けれど、あなたが誰かと会ったとき、同じ背格好をして並んだ二人を見て一方の靴のみがきれいでなかったのなら、偏見は持たずとも、どちらにより好印象を抱くでしょう?そのように、人は第一印象で、その見た目で多くをある程度推し量ります。

対面する相手が、靴の手入れや履き方に無関心な相手であっても、少なくともあなたが靴をきれいにしていることで悪印象ということはないでしょう。ここまでくれば、もうお分かりいただけることと思います。

きれいに履いていない「より」、きれいに履いている方が「よい」、つまりこれが「よりよい」の意味なのです。

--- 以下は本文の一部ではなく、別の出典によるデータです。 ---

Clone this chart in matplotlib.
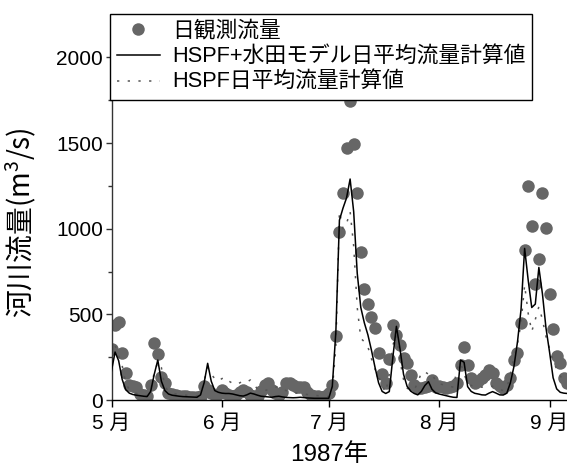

で、あれば、日々を生きていく上で、少しだけ心と時間に余裕を持ち、ひと手間かけて靴をきれいにしてあげましょう。その積み重ねが、より自分の愛着のあるよりよいものになり、あなた自身をも必ずよりよくしてくれる筈です。

 

良質かつ高級靴の代名詞ともいえるベルルッティのかつての当主は言いました。

「靴を磨きなさい、そして自分を磨きなさい」

とても素敵な言葉だと思います。

 

(*)~合成の誤謬~

ここでは経済学的な意味ではなく、本来の論理学的意味で用いています。

部分の和が全体を示すことが真ではないということ。実用的な例えで言うなら、あの人は高い時計を身に着け、高級車に乗っている、だからお金持ちだとか、彼は、玉ねぎと人参と牛肉が好きだ、だからカレーが好きだ、といった部分で全体を正しいと決めてしまうようなこと。私たちは日常的に、この間違いに陥りやすいものです。